Marzec 16th, 2015 - 23:14
Oj, wyszło to tendencyjnie. Najbardziej rozbraja mnie ta butna postawa „hipsterów polonistyki”, ta pogarda dla osób nie zaznajomionych bliżej z Grotowskim. Bo przecież Wy, specjaliści wszelkiej maści, o Grotowskim wiecie wszystko. Od jakiegoś tygodnia :)
Czy ktoś z Was, zanim pozwolił sobie wylać trochę jadu, posłuchał wywiadu, o którym pisało pół Polski? Zapewne nie, bo „Grotowski” w ustach Weaver dalekie było od poprawnej wymowy. Przypomniała mi się sytuacja z pewnego teleturnieju, gdzie piętnowano „niewiedzę” uczestnika, zamiast wyśmiać prowadzącą, która pytała: „Do jakiego zwierzęcia wołamy: Pyyyyyyy” :)
Drogi Autorze – podobnie jak Ty urodziłem się, i uczyłem w niewielkiej miejscowości. Podobne też były nasze zainteresowania – grywałem w szkolnym teatrze, organizowałem warsztaty poetyckie, doczekałem się publikacji moich wypocin w kilku gazetach. Teorii też liznąłem – całkiem sporo, wydaje mi się. Natomiast nie wiedziałem, kim był Grotowski – ale w przeciwieństwie do niektórych, nie wciskam teraz kitu, że o nim słyszałem, a jego życiorys mam w małym paluszku ;)
Marzec 17th, 2015 - 04:53
rzeczywiście dziwne. tak jak ktoś wyżej – wiem, kto to Grotowski i Brecht, nie wiedziałam, kto to Wendzikowska, sprawdziłam na wikipedii. nie rozumiem, jak może brakować takiej wiedzy absolwentce liceum Batorego i… szkoły aktorskiej. w szkołach aktorskich zero teorii i historii teatru? przykre, rzeczywiście.

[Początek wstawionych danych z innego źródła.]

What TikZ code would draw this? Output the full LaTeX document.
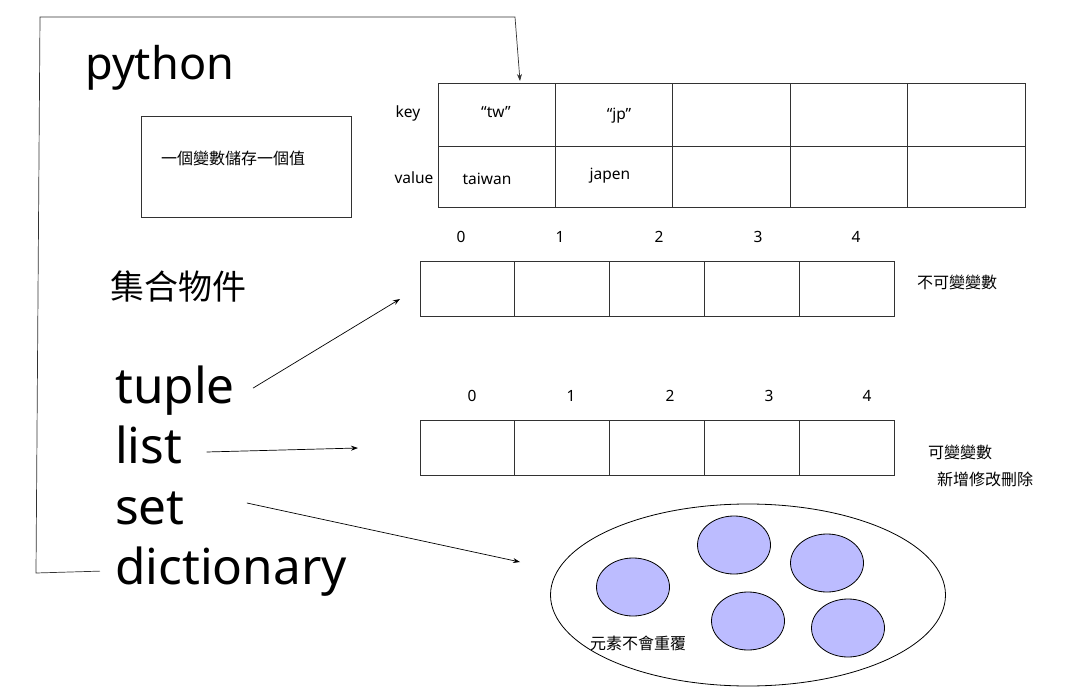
\documentclass[tikz,border=0pt]{standalone}
\usepackage{fontspec}
\setmainfont{Noto Sans}
\newfontfamily\cjk{Noto Sans CJK TC}
\usetikzlibrary{arrows.meta,shapes.geometric}
\definecolor{elem}{RGB}{188,188,255}
\definecolor{ln}{RGB}{50,50,50}
\tikzset{
  cellbox/.style={draw=ln, line width=0.9pt, inner sep=0pt},
  small/.style={inner sep=0pt, text height=11pt, text depth=3pt, font=\fontsize{15.5}{18}\selectfont},
  cjksmall/.style={inner sep=0pt, font=\cjk\fontsize{16}{18}\selectfont},
  big/.style={inner sep=0pt, anchor=base west, font=\fontsize{49.5}{56}\selectfont},
  arr/.style={draw=black, line width=0.7pt, -{Stealth[length=7pt,width=5pt]}},
  elemc/.style={ellipse, draw=black, line width=0.8pt, fill=elem, minimum width=73pt, minimum height=58pt, inner sep=0pt}
}
\begin{document}
\begin{tikzpicture}[x=1pt,y=-1pt]
\useasboundingbox (0,0) rectangle (1076,692);

% titles
\node[inner sep=0pt, anchor=base west, font=\fontsize{45}{52}\selectfont] (python) at (85,80) {python};
\node[inner sep=0pt, font=\cjk\fontsize{34}{40}\selectfont] (jihe) at (178,287) {集合物件};

% variable box
\node[draw=ln, line width=0.9pt, minimum width=210pt, minimum height=101pt, inner sep=0pt] (varbox) at (246,166.5) {};
\node[cjksmall] (vartext) at (233,158) {一個變數儲存一個值};

% dictionary table
\foreach \i in {1,...,5} {
  \node[cellbox, minimum width=117.4pt, minimum height=63pt] (dk\i) at ({438+117.4*(\i-0.5)},114.5) {};
  \node[cellbox, minimum width=117.4pt, minimum height=61pt] (dv\i) at ({438+117.4*(\i-0.5)},176.5) {};
}
\node[small] (keylab) at (408,114) {key};
\node[small] (vallab) at (414,180) {value};
\node[small] (tw) at (496,114) {“tw”};
\node[small] (jp) at (619,116) {“jp”};
\node[small] (taiwan) at (487,181) {taiwan};
\node[small] (japen) at (610,176) {japen};

% tuple array
\foreach \i/\x in {0/461,1/560,2/659,3/758,4/856} {
  \node[cellbox, minimum width=94.8pt, minimum height=55pt] (t\i) at ({420+94.8*(\i+0.5)},288.5) {};
  \node[small] (ti\i) at (\x,239) {\i};
}
\node[cjksmall] (immut) at (957,282) {不可變變數};

% list array
\foreach \i/\x in {0/472,1/571,2/670,3/769,4/867} {
  \node[cellbox, minimum width=94.8pt, minimum height=55pt] (l\i) at ({420+94.8*(\i+0.5)},447.5) {};
  \node[small] (li\i) at (\x,398) {\i};
}
\node[cjksmall] (mut) at (960,452) {可變變數};
\node[cjksmall] (crud) at (985,479) {新增修改刪除};

% set
\node[ellipse, draw=black, line width=0.8pt, minimum width=395pt, minimum height=182pt, inner sep=0pt] (setbox) at (748,595) {};
\node[elemc] (e1) at (633,587) {};
\node[elemc] (e2) at (734,545) {};
\node[elemc] (e3) at (827,563) {};
\node[elemc] (e4) at (748,621) {};
\node[elemc] (e5) at (848,628) {};
\node[cjksmall] (uniq) at (638,643) {元素不會重覆};

% big words
\node[big] (tuple) at (115,403) {tuple};
\node[big] (list) at (115,463) {list};
\node[big] (set) at (115,524) {set};
\node[big] (dict) at (115,584) {dictionary};

% arrows
\coordinate (tupleend) at (400,299);
\coordinate (listend) at (358,448);
\coordinate (setend) at (520,562);
\coordinate (dictend) at (520,81);
\draw[arr] ([xshift=18pt,yshift=2pt]tuple.east) -- (tupleend);
\draw[arr] ([xshift=24pt,yshift=11pt]list.base east) -- (listend);
\draw[arr] ([xshift=62pt,yshift=21pt]set.base east) -- (setend);
\draw[arr, draw=ln] ([xshift=-15pt]dict.west) -- (36,573) -- (40,17) -- (515,17) -- (dictend);
\end{tikzpicture}
\end{document}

sheldon, bez przesady z tym snobizmem. nie każdy musi wiedzieć wszystko, owszem, ale tzw. człowiek kultury powinien przynajmniej znać nazwiska przynajmniej najważniejszych ludzi kultury.
Marzec 17th, 2015 - 06:58
umysł człowieka nie jest pojąc Wszechświata,jestesmy jka male dziecko ,ktore weszło do ogromnej biiblioteki . Ściany są po sufit księgarni w wielu róznych językach >dziecko wie ,że kts musila to napisać pani A.W nie wie tego bo jej dziciństwo od razu stalo sie dorosłe wieć po co czytac elementarz z którego można sie dowiedzieć kto miał kota i czy ALA miała kolegów itd i kto to był murzynek bambo a potm juz dalaj czytac kto to byl Grotowski .Rózewicz Adam Mickiewicz czy A.Hłasko , Władysław Jagiello który wpieprzy……..krzyżakom>dziecko nie zna języków ,.jak sie znajdzie w tej bibliotece Wszechświata i nie wie kto te ksązki napisał .Ale wyrażne zauważa jakiś plan w rozmieszczeniu tych ksiązek-tajemiczy porządek, którego nie rozumie , bo staje sie szybko celebrytką tylko ze swoją widzą na użytek Tv ,ale tylko to mgliscie podejrzewa ,że jednak ktoś te ksiązki musiał napisać -pozdrawiam
Marzec 17th, 2015 - 07:35
Szkoda, że poza przeciętnym acz gruntownym wykształceniem nie było Panu dane posiąść takich przymiotów jak takt i wyczucie. Ważniejsze jest za wszelką cenę pokazać „ja wiem, ja wiem kto to Grotowski”. Tak to bywa jak się wiedzę czerpie głównie z TV. Brak wiedzy pani redaktor chwały nie przynosi. Tak jak Panu klasyczne buractwo.